## START DATA EXCERPT
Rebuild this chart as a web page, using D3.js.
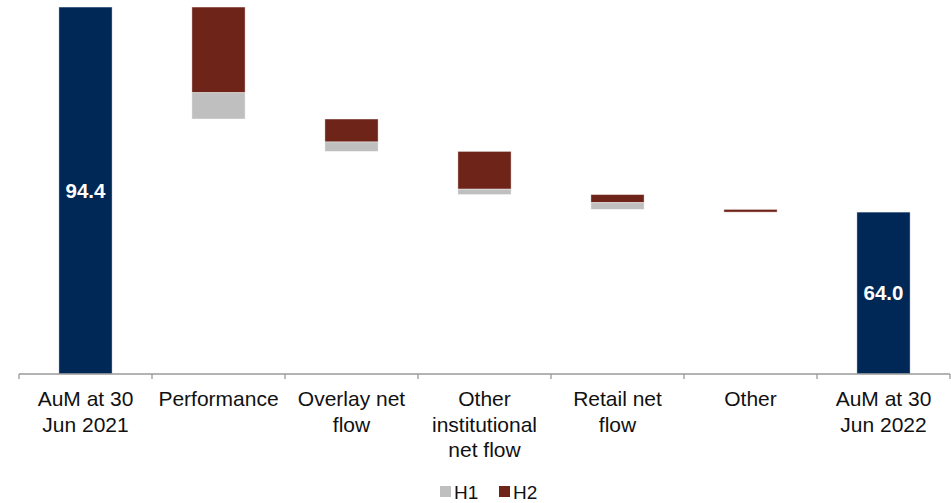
<!DOCTYPE html>
<html>
<head>
<meta charset="utf-8">
<script src="https://cdn.jsdelivr.net/npm/d3@7"></script>
<style>
  body { margin: 0; background: #fff; }
  text { font-family: "Liberation Sans", Arial, sans-serif; }
</style>
</head>
<body>
<div id="chart"></div>
<script>
// Waterfall data (EUR bn)
const categories = ['AuM at 30 Jun 2021', 'Performance', 'Overlay net flow',
  'Other institutional net flow', 'Retail net flow', 'Other', 'AuM at 30 Jun 2022'];
const labelLines = [['AuM at 30', 'Jun 2021'], ['Performance'], ['Overlay net', 'flow'],
  ['Other', 'institutional', 'net flow'], ['Retail net', 'flow'], ['Other'], ['AuM at 30', 'Jun 2022']];
const totals = [94.4, null, null, null, null, null, 64.0];
const h2 = [0, -12.7, -3.4, -5.6, -1.2, -0.4, 0];
const h1 = [0, -3.9, -1.4, -0.8, -1.0, 0, 0];

const width = 951;
const height = 503;
const margin = {top: 3, right: 1, bottom: 129, left: 19};

const colorTotal = '#002856';
const colorH2 = '#6E2419';
const colorH1 = '#BFBFBF';

const svg = d3.select('#chart').append('svg')
    .attr('width', width)
    .attr('height', height);

const x = d3.scaleBand()
    .domain(categories)
    .range([margin.left, width - margin.right])
    .paddingInner(0.6)
    .paddingOuter(0.3);

const y = d3.scaleLinear()
    .domain([40, 95])
    .range([height - margin.bottom, margin.top]);

// build segments
let segs = [];
let running = 0;
categories.forEach(function(c, i) {
  if (totals[i] !== null) {
    running = totals[i];
    segs.push({cat: c, y0: 40, y1: totals[i], color: colorTotal, total: true, value: totals[i]});
  } else {
    let top = running;
    let mid = top + h2[i];
    let bot = mid + h1[i];
    segs.push({cat: c, y0: mid, y1: top, color: colorH2});
    if (h1[i] !== 0) segs.push({cat: c, y0: bot, y1: mid, color: colorH1});
    running = bot;
  }
});

svg.append('g').selectAll('rect')
    .data(segs)
  .enter()
  .append('rect')
    .attr('x', function(d) { return x(d.cat); })
    .attr('width', x.bandwidth())
    .attr('y', function(d) { return y(Math.max(d.y0, d.y1)); })
    .attr('height', function(d) { return Math.abs(y(d.y0) - y(d.y1)); })
    .attr('fill', function(d) { return d.color; })
    .attr('stroke', '#fff')
    .attr('stroke-opacity', 0.5)
    .attr('stroke-width', 0.8);

svg.append('g').selectAll('text')
    .data(segs.filter(function(d) { return d.total; }))
  .enter()
  .append('text')
    .attr('x', function(d) { return x(d.cat) + x.bandwidth() / 2; })
    .attr('y', function(d) { return (y(d.y0) + y(d.y1)) / 2; })
    .attr('dy', '0.35em')
    .attr('text-anchor', 'middle')
    .attr('fill', '#fff')
    .attr('font-weight', 'bold')
    .attr('font-size', 20.5)
    .text(function(d) { return d.value.toFixed(1); });

// axis: tick marks at band boundaries
const step = x.step();
const axisY = y(40);
const axis = svg.append('g').attr('stroke', '#9a9a9a').attr('stroke-width', 1.3);
axis.append('line')
    .attr('x1', margin.left).attr('x2', width - margin.right)
    .attr('y1', axisY).attr('y2', axisY);
d3.range(categories.length + 1).forEach(function(i) {
  const tx = margin.left + i * step;
  axis.append('line')
      .attr('x1', tx).attr('x2', tx)
      .attr('y1', axisY).attr('y2', axisY + 5);
});

const labels = svg.append('g').selectAll('text')
    .data(categories)
  .enter()
  .append('text')
    .attr('text-anchor', 'middle')
    .attr('font-size', 21)
    .attr('fill', '#111');
labels.each(function(c, i) {
  const t = d3.select(this);
  labelLines[i].forEach(function(line, j) {
    t.append('tspan')
        .attr('x', x(c) + x.bandwidth() / 2)
        .attr('y', axisY + 32 + j * 25.5)
        .text(line);
  });
});

// legend
const legendItems = [{name: 'H1', color: colorH1}, {name: 'H2', color: colorH2}];
const legend = svg.append('g').attr('transform', 'translate(440,486)');
legendItems.forEach(function(d, i) {
  const g = legend.append('g').attr('transform', 'translate(' + (i * 59) + ',0)');
  g.append('rect').attr('width', 11).attr('height', 11).attr('fill', d.color);
  g.append('text')
      .attr('x', 14).attr('y', 6).attr('dy', '0.35em')
      .attr('font-size', 19).attr('fill', '#111')
      .text(d.name);
});
</script>
</body>
</html>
## END DATA EXCERPT
Omit every picture while copying the listing above exactly.

(ANSWER)
Rebuild this chart as a web page, using D3.js.
<!DOCTYPE html>
<html>
<head>
<meta charset="utf-8">
<script src="https://cdn.jsdelivr.net/npm/d3@7"></script>
<style>
  body { margin: 0; background: #fff; }
  text { font-family: "Liberation Sans", Arial, sans-serif; }
</style>
</head>
<body>
<div id="chart"></div>
<script>
// Waterfall data (EUR bn)
const categories = ['AuM at 30 Jun 2021', 'Performance', 'Overlay net flow',
  'Other institutional net flow', 'Retail net flow', 'Other', 'AuM at 30 Jun 2022'];
const labelLines = [['AuM at 30', 'Jun 2021'], ['Performance'], ['Overlay net', 'flow'],
  ['Other', 'institutional', 'net flow'], ['Retail net', 'flow'], ['Other'], ['AuM at 30', 'Jun 2022']];
const totals = [94.4, null, null, null, null, null, 64.0];
const h2 = [0, -12.7, -3.4, -5.6, -1.2, -0.4, 0];
const h1 = [0, -3.9, -1.4, -0.8, -1.0, 0, 0];

const width = 951;
const height = 503;
const margin = {top: 3, right: 1, bottom: 129, left: 19};

const colorTotal = '#002856';
const colorH2 = '#6E2419';
const colorH1 = '#BFBFBF';

const svg = d3.select('#chart').append('svg')
    .attr('width', width)
    .attr('height', height);

const x = d3.scaleBand()
    .domain(categories)
    .range([margin.left, width - margin.right])
    .paddingInner(0.6)
    .paddingOuter(0.3);

const y = d3.scaleLinear()
    .domain([40, 95])
    .range([height - margin.bottom, margin.top]);

// build segments
let segs = [];
let running = 0;
categories.forEach(function(c, i) {
  if (totals[i] !== null) {
    running = totals[i];
    segs.push({cat: c, y0: 40, y1: totals[i], color: colorTotal, total: true, value: totals[i]});
  } else {
    let top = running;
    let mid = top + h2[i];
    let bot = mid + h1[i];
    segs.push({cat: c, y0: mid, y1: top, color: colorH2});
    if (h1[i] !== 0) segs.push({cat: c, y0: bot, y1: mid, color: colorH1});
    running = bot;
  }
});

svg.append('g').selectAll('rect')
    .data(segs)
  .enter()
  .append('rect')
    .attr('x', function(d) { return x(d.cat); })
    .attr('width', x.bandwidth())
    .attr('y', function(d) { return y(Math.max(d.y0, d.y1)); })
    .attr('height', function(d) { return Math.abs(y(d.y0) - y(d.y1)); })
    .attr('fill', function(d) { return d.color; })
    .attr('stroke', '#fff')
    .attr('stroke-opacity', 0.5)
    .attr('stroke-width', 0.8);

svg.append('g').selectAll('text')
    .data(segs.filter(function(d) { return d.total; }))
  .enter()
  .append('text')
    .attr('x', function(d) { return x(d.cat) + x.bandwidth() / 2; })
    .attr('y', function(d) { return (y(d.y0) + y(d.y1)) / 2; })
    .attr('dy', '0.35em')
    .attr('text-anchor', 'middle')
    .attr('fill', '#fff')
    .attr('font-weight', 'bold')
    .attr('font-size', 20.5)
    .text(function(d) { return d.value.toFixed(1); });

// axis: tick marks at band boundaries
const step = x.step();
const axisY = y(40);
const axis = svg.append('g').attr('stroke', '#9a9a9a').attr('stroke-width', 1.3);
axis.append('line')
    .attr('x1', margin.left).attr('x2', width - margin.right)
    .attr('y1', axisY).attr('y2', axisY);
d3.range(categories.length + 1).forEach(function(i) {
  const tx = margin.left + i * step;
  axis.append('line')
      .attr('x1', tx).attr('x2', tx)
      .attr('y1', axisY).attr('y2', axisY + 5);
});

const labels = svg.append('g').selectAll('text')
    .data(categories)
  .enter()
  .append('text')
    .attr('text-anchor', 'middle')
    .attr('font-size', 21)
    .attr('fill', '#111');
labels.each(function(c, i) {
  const t = d3.select(this);
  labelLines[i].forEach(function(line, j) {
    t.append('tspan')
        .attr('x', x(c) + x.bandwidth() / 2)
        .attr('y', axisY + 32 + j * 25.5)
        .text(line);
  });
});

// legend
const legendItems = [{name: 'H1', color: colorH1}, {name: 'H2', color: colorH2}];
const legend = svg.append('g').attr('transform', 'translate(440,486)');
legendItems.forEach(function(d, i) {
  const g = legend.append('g').attr('transform', 'translate(' + (i * 59) + ',0)');
  g.append('rect').attr('width', 11).attr('height', 11).attr('fill', d.color);
  g.append('text')
      .attr('x', 14).attr('y', 6).attr('dy', '0.35em')
      .attr('font-size', 19).attr('fill', '#111')
      .text(d.name);
});
</script>
</body>
</html>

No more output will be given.